In mid-April, we wrote about the rise in reusable launch vehicles and the positive impact this will have on the space industry. While much of our focus is on terrestrial efforts, we can’t overlook the environmental impact space exploration and satellite launches can have.
On that note, let’s dive into the ways space launches can become greener, and what this might look like in the future.
Reusable rockets are obviously a good starting point for sustainability. As we mentioned previously, not all elements can currently be reused, but something is better than nothing. Costs are an obvious factor driving the rise of reusable rockets, but the sustainability factor is arguably just as important.
But how do we take this a step further? One option is to switch to 3D printing, which is what launch company Orbex is attempting.
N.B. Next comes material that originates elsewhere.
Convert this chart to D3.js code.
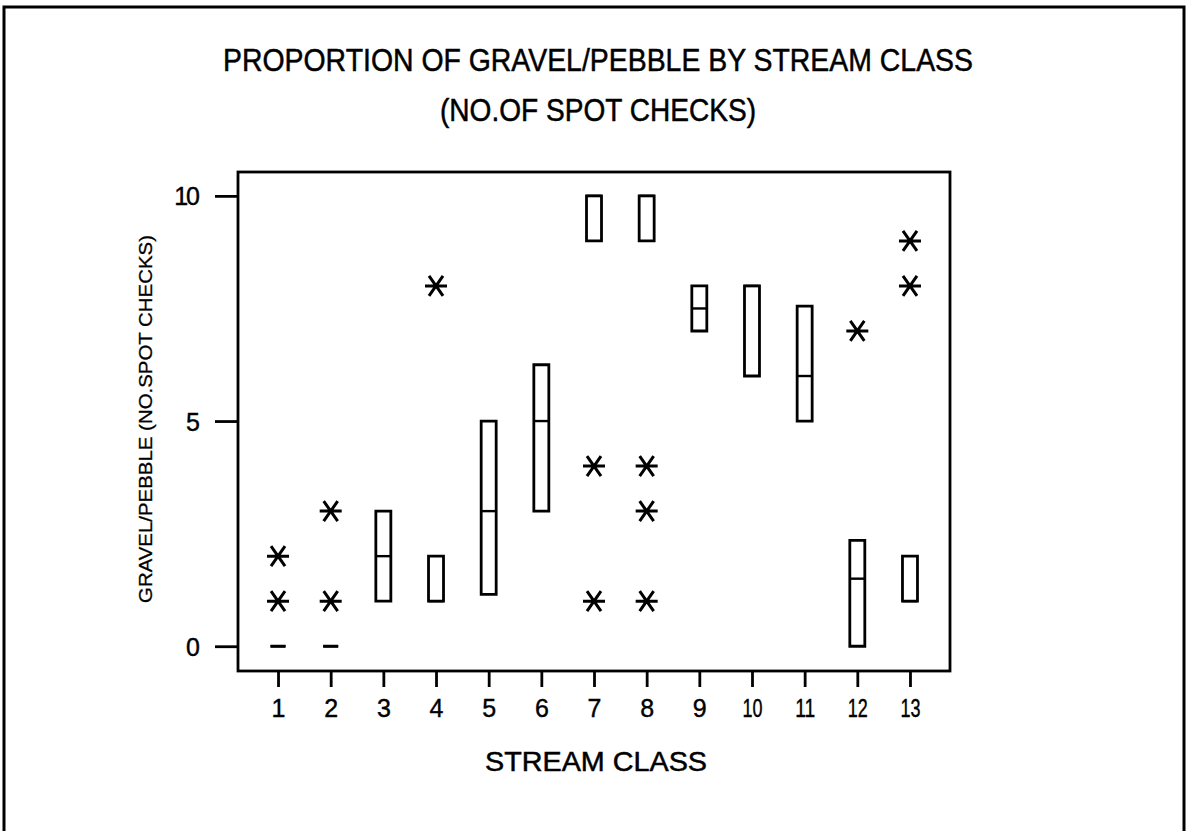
<!DOCTYPE html>
<html lang="en">
<head>
  <meta charset="UTF-8">
  <title>Proportion of Gravel/Pebble by Stream Class</title>
  <style>
    body {
      margin: 0;
      background: #fff;
    }
    svg {
      display: block;
      font-family: "Liberation Sans Narrow", "Liberation Sans", Arial, sans-serif;
    }
    .axis text {
      font-size: 25px;
      fill: #000;
      stroke: #000;
      stroke-width: 0.4;
    }
    .axis line {
      stroke: #000;
      stroke-width: 2.8;
    }
    .label {
      fill: #000;
      stroke: #000;
      stroke-width: 0.5;
    }
  </style>
</head>
<body>
  <div id="chart"></div>

  <script src="https://d3js.org/d3.v7.min.js"></script>
  <script>
    // stream classes and box stats (q1 / median / q3)
    const classes = [1, 2, 3, 4, 5, 6, 7, 8, 9, 10, 11, 12, 13];
    const q1 =      [0, 0, 1, 1, 1.15, 3, 9, 9, 7, 6, 5, 0, 1];
    const median =  [0, 0, 2, 1, 3, 5, 10, 10, 7.5, 8, 6, 1.5, 1];
    const q3 =      [0, 0, 3, 2, 5, 6.25, 10, 10, 8, 8, 7.55, 2.35, 2];

    // outliers drawn as asterisks
    const outlierClass = [1, 1, 2, 2, 4, 7, 7, 8, 8, 8, 12, 13, 13];
    const outlierValue = [1, 2, 1, 3, 8, 1, 4, 1, 3, 4, 7, 8, 9];

    const yTicks = [0, 5, 10];

    const width = 1187;
    const height = 831;
    const plot = { left: 238, right: 950, top: 172, bottom: 671 };
    const boxW = 15;

    const svg = d3.select("#chart")
      .append("svg")
      .attr("width", width)
      .attr("height", height);

    svg.append("rect")
      .attr("width", width)
      .attr("height", height)
      .attr("fill", "#fff");

    // scanned page border (no bottom edge visible)
    svg.append("path")
      .attr("d", `M4,${height + 5}V7H1184V${height + 5}`)
      .attr("fill", "none")
      .attr("stroke", "#000")
      .attr("stroke-width", 3);

    const x = d3.scaleLinear().domain([0.24, 13.76]).range([plot.left, plot.right]);
    const y = d3.scaleLinear().domain([-0.55, 10.53]).range([plot.bottom, plot.top]);

    // titles
    svg.append("text")
      .attr("class", "label")
      .attr("x", 223).attr("y", 71)
      .attr("textLength", 750).attr("lengthAdjust", "spacingAndGlyphs")
      .attr("font-size", 32)
      .text("PROPORTION OF GRAVEL/PEBBLE BY STREAM CLASS");

    svg.append("text")
      .attr("class", "label")
      .attr("x", 440).attr("y", 121)
      .attr("textLength", 316).attr("lengthAdjust", "spacingAndGlyphs")
      .attr("font-size", 32)
      .text("(NO.OF SPOT CHECKS)");

    // axes
    const yAxis = svg.append("g")
      .attr("class", "axis")
      .attr("transform", `translate(${plot.left},0)`)
      .call(d3.axisLeft(y).tickValues(yTicks).tickSize(23).tickSizeOuter(0).tickPadding(17));
    yAxis.select(".domain").remove();
    yAxis.selectAll("text").attr("dy", "0.36em").style("font-size", "25px")
      .attr("letter-spacing", -2);

    const xAxis = svg.append("g")
      .attr("class", "axis")
      .attr("transform", `translate(0,${plot.bottom})`)
      .call(d3.axisBottom(x).tickValues(classes).tickSize(16).tickSizeOuter(0).tickPadding(12));
    xAxis.select(".domain").remove();
    xAxis.selectAll("text").filter(d => d >= 10)
      .attr("textLength", 20).attr("lengthAdjust", "spacingAndGlyphs");

    svg.append("text")
      .attr("class", "label")
      .attr("x", 485).attr("y", 771)
      .attr("textLength", 222).attr("lengthAdjust", "spacingAndGlyphs")
      .attr("font-size", 28)
      .text("STREAM CLASS");

    svg.append("text")
      .attr("class", "label")
      .attr("transform", "translate(152,419) rotate(-90)")
      .attr("text-anchor", "middle")
      .attr("textLength", 368).attr("lengthAdjust", "spacingAndGlyphs")
      .attr("font-size", 19)
      .style("stroke-width", 0.3)
      .text("GRAVEL/PEBBLE (NO.SPOT CHECKS)");

    // plot frame
    svg.append("rect")
      .attr("x", plot.left).attr("y", plot.top)
      .attr("width", plot.right - plot.left)
      .attr("height", plot.bottom - plot.top)
      .attr("fill", "none")
      .attr("stroke", "#000")
      .attr("stroke-width", 2.8);

    // boxes (drawn as paths so a collapsed box still shows as a dash)
    const boxes = classes.map((c, i) => ({ c, q1: q1[i], med: median[i], q3: q3[i] }));

    const g = svg.append("g");
    g.selectAll("path.box")
      .data(boxes)
      .join("path")
      .attr("class", "box")
      .attr("d", d => {
        const x0 = x(d.c) - boxW / 2, x1 = x(d.c) + boxW / 2;
        return `M${x0},${y(d.q3)}H${x1}V${y(d.q1)}H${x0}Z`;
      })
      .attr("fill", "none")
      .attr("stroke", "#000")
      .attr("stroke-width", 2.8);

    g.selectAll("line.med")
      .data(boxes)
      .join("line")
      .attr("class", "med")
      .attr("x1", d => x(d.c) - boxW / 2)
      .attr("x2", d => x(d.c) + boxW / 2)
      .attr("y1", d => y(d.med))
      .attr("y2", d => y(d.med))
      .attr("stroke", "#000")
      .attr("stroke-width", 2.4);

    // asterisk glyph for outliers
    const star = "M-11,0H11M-7,-10L7,10M7,-10L-7,10";
    const outliers = outlierClass.map((c, i) => ({ c, v: outlierValue[i] }));
    g.selectAll("path.star")
      .data(outliers)
      .join("path")
      .attr("class", "star")
      .attr("transform", d => `translate(${x(d.c)},${y(d.v)})`)
      .attr("d", star)
      .attr("fill", "none")
      .attr("stroke", "#000")
      .attr("stroke-width", 3);
  </script>
</body>
</html>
It’s designed a custom-made industrial 3D printer to produce its rocket engines. This will help to reduce waste and production time, but will also help reduce overall weight, making the rocket more fuel-efficient.
Fuel efficiency is, of course, another major element in sustainable launches. Orbex is another good example of what this could look like. Its rocket uses BioLPG, an ultra-low carbon fuel produced by Calor. The two companies announced their partnership in late 2021 and have already tested the fuel against traditional kerosene rocket fuel.
Research found that Orbex’s rocket could produce up to 96% less emissions than comparable rocket launches. This is against horizontally launched rockets; against vertical launches, the figure is 86%, although this is still very good.
Orbex plans to take its sustainability a step further, though. It plans to offset carbon emissions from rocket production and transport, and its launch site, Sutherland Space Port, will be entirely carbon neutral during production and operation.
There’s no denying that Orbex is setting a pretty high bar for sustainability in the space industry. A 96% reduction in carbon emissions is a massive benchmark and, provided it’s viable, it’ll be interesting to see what impact this has on the space industry as a whole.
An important distinction, too, is where the carbon reduction comes from. Orbex’s BioLPG creates less carbon during the production process rather than the launch itself, although, as the study results show, this does have an impact. Fuel production is arguably a bigger concern for now, as there currently aren’t really enough rocket launches for launch emissions to be a massive concern.
This is the logic picked up by numerous other companies, including Skyora, which is developing a system for making kerosene from plastic. Like Orbex, its plan is to reduce carbon emissions during the production process more than the launch itself.
Until recently, there hasn’t been much interest in moving away from petroleum-based kerosene. But the space industry must now assess ways it can become more sustainable, both during rocket production and launches, and in space. It’ll be interesting to see how different rocket fuels develop in the coming years, and what impact this could have on larger, more well-established launch companies.